Lightbourne insists extradition request flawed
JUSTICE Minister Dorothy Lightbourne yesterday blamed partisan politics for the worsening of the nine-month-long stand-off between Jamaica and the United States over the contentious extradition request for former Tivoli Gardens don Christopher ‘Dudus’ Coke.
But even though she ended up signing the authority to proceed with the extradition against Coke, who is politically linked to her ruling Jamaica Labour Party (JLP), Lightbourne said she is still of the belief that the request was flawed in that it breached Coke’s constitutional rights.
“I signed,” Lightbourne said in reference to the authority to proceed signed in May last year, “but I do not resile from the belief that the request was flawed. What I was trying to do over all this period of time was to ask the United States Government to respect our constitution and our laws.”
At the same time, Lightbourne, who was giving evidence at the commission of enquiry into the Government’s handling of the extradition request, said she signed the authority to proceed with the extradition in the interest of the public as accorded by section 13 of the Constitution of Jamaica which provides that an individual’s right is subject to the public’s interest.

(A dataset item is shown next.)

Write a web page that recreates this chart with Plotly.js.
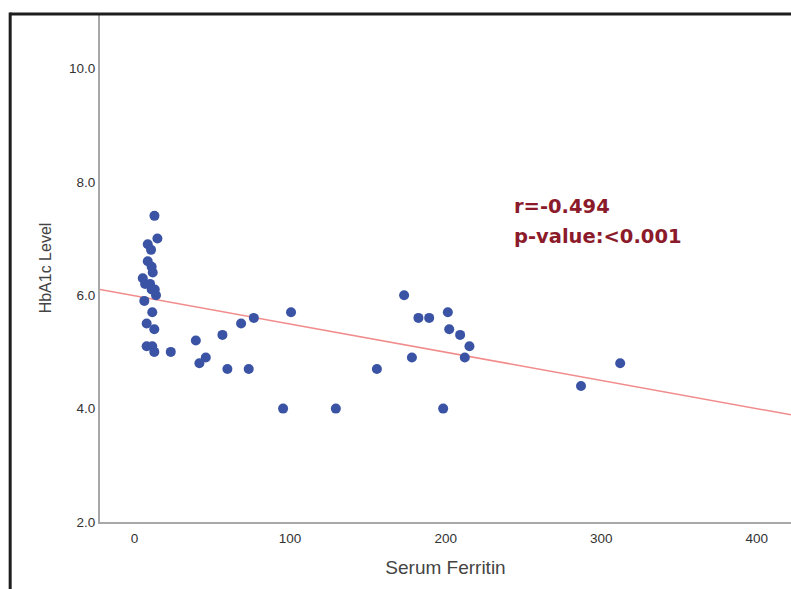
<!DOCTYPE html>
<html>
<head>
<meta charset="utf-8">
<script src="https://cdn.plot.ly/plotly-3.0.1.min.js"></script>
<style>html,body{margin:0;padding:0;background:#fff;}#chart{width:791px;height:589px;}</style>
</head>
<body>
<div id="chart"></div>
<script>
// Serum Ferritin (x) vs HbA1c Level (y)
const ferritin = [12.8, 14.7, 8.5, 10.6, 8.5, 11, 11.7, 5.3, 6.8, 10, 11, 13, 13.8, 6.3, 11.4, 7.8, 12.7, 7.8, 11.4, 12.7,
  23.3, 39.4, 45.8, 41.7, 56.5, 68.5, 76.7, 59.7, 73.4, 100.6, 95.5, 129.4, 155.8,
  173.3, 182.5, 189.4, 201.4, 202.3, 209.3, 215.3, 212.3, 178.3, 198.4, 287, 312.2];
const hba1c = [7.4, 7.0, 6.9, 6.8, 6.6, 6.5, 6.4, 6.3, 6.2, 6.2, 6.1, 6.1, 6.0, 5.9, 5.7, 5.5, 5.4, 5.1, 5.1, 5.0,
  5.0, 5.2, 4.9, 4.8, 5.3, 5.5, 5.6, 4.7, 4.7, 5.7, 4.0, 4.0, 4.7,
  6.0, 5.6, 5.6, 5.7, 5.4, 5.3, 5.1, 4.9, 4.9, 4.0, 4.4, 4.8];
// fitted regression line end points
const fitX = [-22.2, 422];
const fitY = [6.1, 3.89];
const xTicks = [0, 100, 200, 300, 400];
const yTicks = [2, 4, 6, 8, 10];
const yTickText = ["2.0", "4.0", "6.0", "8.0", "10.0"];
const statLines = ["r=-0.494", "p-value:<0.001"];

const traces = [
  {x: fitX, y: fitY, mode: 'lines', type: 'scatter', line: {color: '#f28b8b', width: 1.5}, hoverinfo: 'skip'},
  {x: ferritin, y: hba1c, mode: 'markers', type: 'scatter', marker: {color: '#3a53a4', size: 10}}
];

const statFont = {family: 'DejaVu Sans, sans-serif', size: 19.5, color: '#8b1a2b'};

const layout = {
  width: 791, height: 589,
  margin: {l: 100, r: 0, t: 14, b: 67},
  showlegend: false,
  paper_bgcolor: '#fff', plot_bgcolor: '#fff',
  font: {family: 'Liberation Sans, Arial, sans-serif', color: '#333'},
  xaxis: {
    range: [-22.2, 422], tickvals: xTicks, ticktext: xTicks.map(String),
    showgrid: false, zeroline: false, showline: true, linecolor: '#a8a8a8', linewidth: 2,
    ticks: 'outside', ticklen: 3, tickcolor: 'rgba(0,0,0,0)',
    tickfont: {size: 13.5, color: '#333'},
    title: {text: 'Serum Ferritin', font: {size: 19, color: '#444'}, standoff: 15}
  },
  yaxis: {
    range: [2, 10.96], tickvals: yTicks, ticktext: yTickText,
    showgrid: false, zeroline: false, showline: true, linecolor: '#a8a8a8', linewidth: 2,
    ticks: '', tickfont: {size: 13.5, color: '#333'},
    title: {text: 'HbA1c Level', font: {size: 16, color: '#444'}, standoff: 13}
  },
  annotations: [
    {x: 242.8, y: 7.56, xref: 'x', yref: 'y', text: '<b>' + statLines[0] + '</b>', showarrow: false, xanchor: 'left', yanchor: 'middle', font: statFont},
    {x: 242.8, y: 7.03, xref: 'x', yref: 'y', text: '<b>' + statLines[1] + '</b>', showarrow: false, xanchor: 'left', yanchor: 'middle', font: statFont}
  ],
  shapes: [
    {type: 'line', xref: 'paper', yref: 'paper', x0: -0.130, x1: 1.01, y0: 1, y1: 1, line: {color: '#1e1e1e', width: 3}},
    {type: 'line', xref: 'paper', yref: 'paper', x0: -0.130, x1: -0.130, y0: 1.003, y1: -0.14, line: {color: '#1e1e1e', width: 3}}
  ]
};
Plotly.newPlot('chart', traces, layout, {displayModeBar: false, staticPlot: true});
</script>
</body>
</html>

Lightbourne, who is also Jamaica’s attorney general, believed that the impasse could have been resolved earlier than the nine months it took — a period in which the otherwise friendly relationship between the United States and Jamaica took a battering — had politics not been involved.

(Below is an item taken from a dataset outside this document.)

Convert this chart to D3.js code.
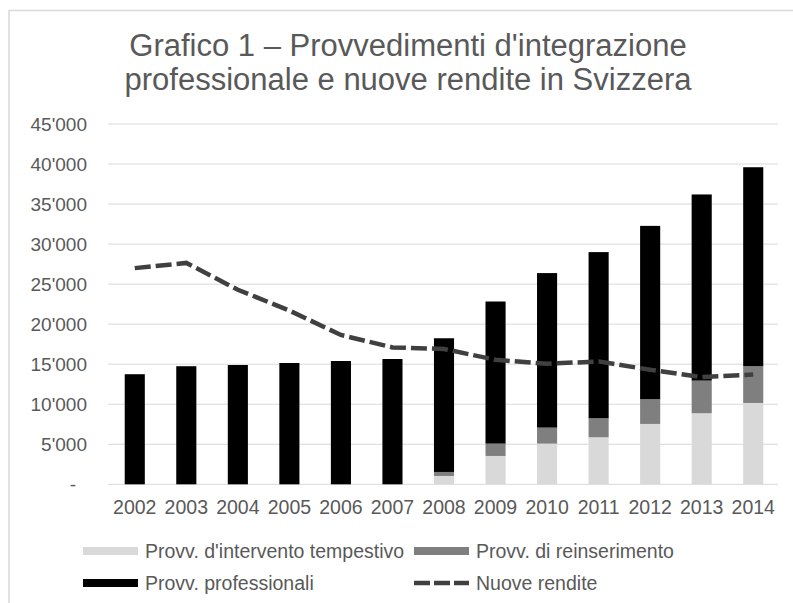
<!DOCTYPE html>
<html>
<head>
<meta charset="utf-8">
<script src="https://cdn.jsdelivr.net/npm/d3@7"></script>
<style>
  body { margin: 0; background: #fff; }
  text { font-family: "Liberation Sans", Arial, sans-serif; fill: #595959; }
</style>
</head>
<body>
<div id="chart"></div>
<script>
// Data
var years = ['2002', '2003', '2004', '2005', '2006', '2007', '2008', '2009', '2010', '2011', '2012', '2013', '2014'];
var tempestivo = [0, 0, 0, 0, 0, 0, 1040, 3540, 5080, 5875, 7540, 8875, 10160];
var reinserimento = [0, 0, 0, 0, 0, 0, 500, 1540, 2000, 2375, 3085, 4075, 4590];
var professionali = [13750, 14750, 14900, 15150, 15400, 15650, 16700, 17750, 19300, 20750, 21650, 23250, 24850];
var nuoveRendite = [27000, 27650, 24300, 21700, 18650, 17100, 16900, 15550, 15050, 15350, 14300, 13400, 13700];
var yTicks = [0, 5000, 10000, 15000, 20000, 25000, 30000, 35000, 40000, 45000];
var seriesNames = ["Provv. d'intervento tempestivo", 'Provv. di reinserimento', 'Provv. professionali', 'Nuove rendite'];
var titleLines = ["Grafico 1 \u2013 Provvedimenti d'integrazione", 'professionale e nuove rendite in Svizzera'];

var width = 793,
    height = 603,
    colors = ['#d9d9d9', '#7f7f7f', '#000000'],
    lineColor = '#404040';

var svg = d3.select('#chart').append('svg')
    .attr('width', width)
    .attr('height', height);

// chart border (only top and left edges are visible in the crop)
svg.append('rect')
    .attr('x', 9).attr('y', 10.5)
    .attr('width', 820).attr('height', 620)
    .attr('fill', 'none')
    .attr('stroke', '#d9d9d9')
    .attr('stroke-width', 1.5);

// title
svg.append('text')
    .attr('text-anchor', 'middle')
    .style('font-size', '31px')
    .selectAll('tspan').data(titleLines).enter().append('tspan')
    .attr('x', 408)
    .attr('y', (d, i) => 56 + i * 34)
    .text(d => d);

// scales
var x = d3.scaleBand()
    .domain(years)
    .range([109, 779])
    .paddingInner(0.61)
    .paddingOuter(0.305);

var y = d3.scaleLinear()
    .domain([0, 45000])
    .range([484.3, 124]);

// gridlines
svg.append('g').selectAll('line').data(yTicks).enter().append('line')
    .attr('x1', 108).attr('x2', 778)
    .attr('y1', d => y(d)).attr('y2', d => y(d))
    .attr('stroke', '#d9d9d9')
    .attr('stroke-width', 1);

// y axis labels
var fmt = d => d === 0 ? '-' : d3.format(',')(d).replace(/,/g, "'");
svg.append('g').selectAll('text').data(yTicks).enter().append('text')
    .attr('x', d => d === 0 ? 76 : 87)
    .attr('y', d => y(d))
    .attr('dy', '0.35em')
    .attr('text-anchor', 'end')
    .style('font-size', '19px')
    .text(fmt);

// x axis labels
svg.append('g').selectAll('text').data(years).enter().append('text')
    .attr('x', d => x(d) + x.bandwidth() / 2)
    .attr('y', 514)
    .attr('text-anchor', 'middle')
    .style('font-size', '19.5px')
    .text(d => d);

// stacked bars
var rows = years.map((yr, i) => ({
    year: yr,
    tempestivo: tempestivo[i],
    reinserimento: reinserimento[i],
    professionali: professionali[i]
}));
var stack = d3.stack().keys(['tempestivo', 'reinserimento', 'professionali']);
var layers = stack(rows);

svg.append('g').selectAll('g').data(layers).enter().append('g')
    .attr('fill', (d, i) => colors[i])
    .selectAll('rect').data(d => d).enter().append('rect')
    .attr('x', d => x(d.data.year))
    .attr('width', x.bandwidth())
    .attr('y', d => y(d[1]))
    .attr('height', d => y(d[0]) - y(d[1]));

// Nuove rendite line
var line = d3.line()
    .x((d, i) => x(years[i]) + x.bandwidth() / 2)
    .y(d => y(d));

svg.append('path')
    .datum(nuoveRendite)
    .attr('d', line)
    .attr('fill', 'none')
    .attr('stroke', lineColor)
    .attr('stroke-width', 4.5)
    .attr('stroke-dasharray', '16,5');

// legend
var legendItems = [
    { name: seriesNames[0], type: 'rect', color: colors[0], x: 83, y: 551 },
    { name: seriesNames[1], type: 'rect', color: colors[1], x: 414, y: 551 },
    { name: seriesNames[2], type: 'rect', color: colors[2], x: 83, y: 583 },
    { name: seriesNames[3], type: 'line', color: lineColor, x: 414, y: 583 }
];
var lg = svg.append('g').selectAll('g').data(legendItems).enter().append('g')
    .attr('transform', d => 'translate(' + d.x + ',' + d.y + ')');

lg.filter(d => d.type === 'rect').append('rect')
    .attr('x', 0).attr('y', -4)
    .attr('width', 55).attr('height', 8)
    .attr('fill', d => d.color);

lg.filter(d => d.type === 'line').append('line')
    .attr('x1', 0).attr('x2', 55)
    .attr('y1', 0).attr('y2', 0)
    .attr('stroke', d => d.color)
    .attr('stroke-width', 4.5)
    .attr('stroke-dasharray', '16,4');

lg.append('text')
    .attr('x', 62)
    .attr('y', 0)
    .attr('dy', '0.35em')
    .style('font-size', '19.5px')
    .text(d => d.name);
</script>
</body>
</html>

“… Quite honestly, I think it could have been achieved, but the politics got into it and the public and everybody was churned up,” she said. “Otherwise, I think, we could have sat down, worked it out, removed the intercept evidence and the authority to proceed would have been signed.”
Though she did not say it, Lightbourne’s statement could be interpreted as a reference to the People’s National Party (PNP) getting involved in the matter. The PNP’s Dr Peter Phillips had claimed during a parliamentary sitting in March 2010 that the US law firm Manatt, Phelps & Phillips had been hired by the Government to lobby Washington on the extradition request which caused public backlash against the Government and calls for the resignation of Prime Minister Bruce Golding.

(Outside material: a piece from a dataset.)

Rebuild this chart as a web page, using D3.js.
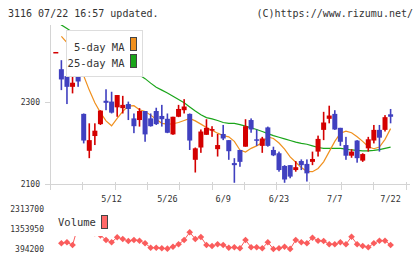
<!DOCTYPE html>
<html>
<head>
<meta charset="utf-8">
<script src="https://cdn.jsdelivr.net/npm/d3@7"></script>
<style>
    body { margin: 0; background: #fff; }
    svg { display: block; }
    text { font-family: 'DejaVu Sans Mono', monospace; fill: #333; }
</style>
</head>
<body>
<div id="chart"></div>
<script>
const dates = ["4/23","4/24","4/25","4/28","4/30","5/1","5/2","5/7","5/8","5/9",
    "5/12","5/13","5/14","5/15","5/16","5/19","5/20","5/21","5/22","5/23",
    "5/26","5/27","5/28","5/29","5/30","6/2","6/3","6/4","6/5","6/6",
    "6/9","6/10","6/11","6/12","6/13","6/16","6/17","6/18","6/19","6/20",
    "6/23","6/24","6/25","6/26","6/27","6/30","7/1","7/2","7/3","7/4",
    "7/7","7/8","7/9","7/10","7/11","7/14","7/15","7/16","7/17","7/18","7/22"];

const open  = [2421,2380,2363,2337,2366,2271,2181,2217,2246,2303,2301,2287,2285,2295,2260,2256,2278,2260,2278,2266,
               2259,2221,2264,2280,2271,2159,2189,2220,2230,2185,2222,2207,2151,2183,2191,2256,2209,2193,2238,2183,
               2175,2144,2146,2134,2156,2149,2154,2179,2232,2259,2271,2237,2195,2169,2206,2157,2187,2206,2232,2232,2270];
const high  = [2422,2402,2363,2362,2439,2272,2248,2248,2280,2331,2325,2317,2315,2301,2272,2285,2278,2272,2286,2293,
               2272,2264,2293,2307,2272,2189,2233,2258,2241,2222,2244,2207,2163,2183,2258,2260,2233,2215,2240,2191,
               2179,2146,2146,2156,2160,2160,2179,2218,2276,2291,2280,2237,2215,2185,2207,2175,2215,2244,2244,2268,2283];
const low   = [2421,2329,2295,2321,2337,2199,2163,2195,2244,2280,2272,2264,2272,2256,2224,2240,2203,2240,2244,2240,
               2224,2220,2263,2272,2183,2128,2176,2220,2215,2167,2207,2159,2103,2142,2191,2225,2193,2176,2191,2168,
               2130,2103,2114,2130,2134,2106,2146,2167,2207,2248,2232,2193,2159,2164,2152,2154,2179,2199,2179,2228,2248];
const close = [2422,2355,2337,2347,2350,2206,2207,2230,2279,2298,2274,2317,2293,2283,2241,2278,2221,2241,2246,2258,
               2225,2264,2283,2289,2206,2187,2228,2237,2234,2195,2211,2180,2146,2154,2241,2233,2206,2211,2193,2170,
               2134,2111,2118,2141,2146,2126,2161,2210,2250,2267,2233,2203,2169,2179,2163,2173,2209,2232,2213,2263,2264];

const ma5  = [null,2460,2445,2418,2391,2364,2329,2298,2274,2254,2242,2260,2277,2290,2291,2281,2277,2268,2258,2248,
              2246,2247,2250,2255,2260,2254,2246,2238,2231,2224,2218,2215,2204,2183,2178,2187,2193,2201,2215,2211,
              2200,2185,2166,2153,2140,2131,2130,2138,2154,2179,2204,2224,2229,2225,2215,2204,2191,2186,2190,2209,2235];
const ma25 = [2497,2488,2479,2470,2462,2453,2444,2436,2427,2418,2410,2401,2392,2383,2375,2366,2357,2346,2336,2329,
              2322,2314,2306,2298,2288,2278,2269,2262,2259,2255,2250,2248,2248,2245,2241,2237,2233,2228,2223,2218,
              2214,2210,2206,2202,2199,2197,2193,2189,2187,2187,2187,2187,2185,2183,2182,2181,2181,2182,2184,2187,2190];

const volume = [null,668000,715700,586000,1500000,2313700,1600000,1150000,1050000,826000,
                716000,955700,874000,778000,826000,792500,668000,456600,456600,427800,
                410000,504600,619700,826000,1195600,874000,970000,586000,538200,619700,
                586000,456600,475800,427800,826000,475800,475800,427800,715700,394200,
                427800,504600,400000,826000,715700,668000,936500,792500,778000,619700,
                619700,715700,619700,984400,619700,538200,475800,668000,792500,792500,586000];

const priceTicks = [2100, 2300];
const volumeTicks = [394200, 1353950, 2313700];
const labelDates = ["5/12", "5/26", "6/9", "6/23", "7/7", "7/22"];

const width = 420, height = 259;
const upColor = "#d40000", downColor = "#4040c0";
const ma5Color = "#f0901e", ma25Color = "#1aa51a", volColor = "#fa5c5c";

const svg = d3.select("#chart").append("svg")
    .attr("width", width)
    .attr("height", height);

const x = d3.scalePoint().domain(dates).range([55.8, 390.6]);
const y = d3.scaleLinear().domain([2100, 2300]).range([184, 102]);
const yv = d3.scaleLinear().domain([394200, 2313700]).range([249, 209]);
const grid = d3.scaleLinear().domain([0, 11]).range([50, 405.7]);

// header
svg.append("text").attr("x", 8).attr("y", 17).attr("font-size", 10)
    .text("3116 07/22 16:57 updated.");
svg.append("text").attr("x", 413).attr("y", 17).attr("font-size", 10)
    .attr("text-anchor", "end")
    .text("(C)https://www.rizumu.net/");

svg.append("clipPath").attr("id", "plot")
  .append("rect").attr("x", 50).attr("y", 25).attr("width", 362).attr("height", 160);

// axes
svg.append("line")
    .attr("x1", 50.5).attr("x2", 50.5).attr("y1", 25).attr("y2", 190)
    .attr("stroke", "#d4d4d4");
svg.append("line")
    .attr("x1", 50).attr("x2", 410).attr("y1", 184.5).attr("y2", 184.5)
    .attr("stroke", "#d4d4d4");

svg.append("g")
    .selectAll("line")
    .data(d3.range(1, 12))
    .enter().append("line")
      .attr("x1", d => Math.round(grid(d)) + 0.5)
      .attr("x2", d => Math.round(grid(d)) + 0.5)
      .attr("y1", 182).attr("y2", 190)
      .attr("stroke", "#d4d4d4");

const yAxis = svg.append("g").selectAll("g")
    .data(priceTicks)
    .enter().append("g")
      .attr("transform", d => "translate(0," + y(d) + ")");
yAxis.append("line")
    .attr("x1", 45).attr("x2", 50).attr("y1", 0.5).attr("y2", 0.5)
    .attr("stroke", "#d4d4d4");
yAxis.append("text")
    .attr("x", 40).attr("dy", "0.35em").attr("font-size", 8)
    .attr("text-anchor", "end")
    .text(d => d);

svg.append("g").selectAll("text")
    .data(labelDates)
    .enter().append("text")
      .attr("x", d => x(d))
      .attr("y", 201.5)
      .attr("font-size", 8.5)
      .attr("text-anchor", "middle")
      .text(d => d);

svg.append("g").selectAll("text")
    .data(volumeTicks)
    .enter().append("text")
      .attr("x", 44).attr("y", d => yv(d)).attr("dy", "0.35em")
      .attr("font-size", 8)
      .attr("text-anchor", "end")
      .text(d => d);

// moving averages
const plot = svg.append("g").attr("clip-path", "url(#plot)");

function maLine(values) {
    return d3.line()
        .defined(d => d != null)
        .x((d, i) => x(dates[i]))
        .y(d => y(d))(values);
}

plot.append("path")
    .attr("d", maLine(ma25))
    .attr("fill", "none")
    .attr("stroke", ma25Color)
    .attr("stroke-width", 1.2);
plot.append("path")
    .attr("d", maLine(ma5))
    .attr("fill", "none")
    .attr("stroke", ma5Color)
    .attr("stroke-width", 1.2);

// price legend
const legend = svg.append("g");
legend.append("rect")
    .attr("x", 66.5).attr("y", 30.5).attr("width", 76).attr("height", 46)
    .attr("fill", "#fff").attr("stroke", "#ddd");
const legendItems = [["5-day MA", ma5Color], ["25-day MA", ma25Color]];
legendItems.forEach((item, i) => {
    legend.append("text")
        .attr("x", 124.5).attr("y", 47 + i * 16.5).attr("dy", "0.35em")
        .attr("font-size", 10.5)
        .attr("text-anchor", "end")
        .text(item[0]);
    legend.append("rect")
        .attr("x", 130.5).attr("y", 37.5 + i * 17).attr("width", 6).attr("height", 13)
        .attr("fill", item[1]).attr("stroke", "#444");
});

// candles
const candles = plot.append("g")
  .selectAll("g")
  .data(dates)
  .enter().append("g")
    .attr("fill", (d, i) => close[i] >= open[i] ? upColor : downColor);

candles.append("rect")
    .attr("x", d => x(d) - 0.8)
    .attr("width", 1.6)
    .attr("y", (d, i) => y(high[i]))
    .attr("height", (d, i) => Math.max(1, y(low[i]) - y(high[i])));

candles.append("rect")
    .attr("x", d => x(d) - 2.5)
    .attr("width", 5)
    .attr("y", (d, i) => y(Math.max(open[i], close[i])))
    .attr("height", (d, i) => Math.max(1.5, Math.abs(y(open[i]) - y(close[i]))));

// volume
const volLine = d3.line()
    .defined(d => d != null)
    .x((d, i) => x(dates[i]))
    .y(d => yv(d));

svg.append("path")
    .attr("d", volLine(volume))
    .attr("fill", "none")
    .attr("stroke", volColor)
    .attr("stroke-width", 1);

svg.append("g").selectAll("path")
    .data(volume.map((v, i) => [dates[i], v]).filter(d => d[1] != null))
    .enter().append("path")
      .attr("d", d3.symbol(d3.symbolSquare, 22))
      .attr("transform", d => "translate(" + x(d[0]) + "," + yv(d[1]) + ") rotate(45)")
      .attr("fill", volColor);

const volLegend = svg.append("g");
volLegend.append("rect")
    .attr("x", 53).attr("y", 204).attr("width", 60).attr("height", 32)
    .attr("fill", "#fff");
volLegend.append("text")
    .attr("x", 58).attr("y", 222).attr("dy", "0.35em")
    .attr("font-size", 10.5)
    .text("Volume");
volLegend.append("rect")
    .attr("x", 101.5).attr("y", 215.5).attr("width", 6).attr("height", 13)
    .attr("fill", "#ff6868").attr("stroke", "#444");
</script>
</body>
</html>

Further public pressure was placed on the Golding administration when it was revealed by the PNP that junior foreign minister Senator Dr Ronald Robinson had met in December 2009 with representatives of the law firm. Robinson resigned over the meeting, but told the enquiry that it was Golding who asked him to meet with the firm.
The JLP has maintained that it was it, and not the Government, that had hired the firm.
Yesterday, Lightbourne said during the first day of her much-anticipated appearance at the enquiry that her deputy, Solicitor General Douglas Leys, never told her before or after that a representative of the firm would be sitting in on a December 17, 2009 meeting between a Jamaican delegation sent to meet with officials from the US Justice Department in Washington. However, Leys previously testified before the enquiry to the contrary.
The December 17 meeting was scheduled to discuss what the Government of Jamaica was claiming to be flaws in the extradition request that breached Coke’s constitutional rights and Jamaica’s Interception of Communication Act. The breach of the act, according to Lightbourne, was made when information from Coke’s intercepted conversation in 2007 was passed on to US authorities.
Yesterday, while giving her evidence-in-chief under the guidance of her attorney Dr Lloyd Barnett and under the gaze of scores of JLP and PNP supporters as well as a handful of Government ministers, Lightbourne said that she would have signed the authority to proceed against Coke if the US had dropped the evidence gathered from the intercepted communication and sent additional information.
Lightbourne reiterated that she was merely trying to protect Coke’s constitutional rights and that she did not reject the extradition request.
But in a line that drew loud gasps, Lightbourne said that it was Coke who extradited himself by waiving his right to an extradition hearing in the Corporate Area Resident Magistrate’s Court last year June.
At the conclusion of yesterday’s sitting, the JLP supporters, most of them women, immediately gathered at the entrance of the Jamaica Conference Centre chanting party slogans and singing: “You wrong fi trouble Bruce Golding, you wrong.”
The enquiry continues on Monday with Lightbourne’s continued cross-examination by Queen’s Counsel Frank Phipps, who is representing the JLP.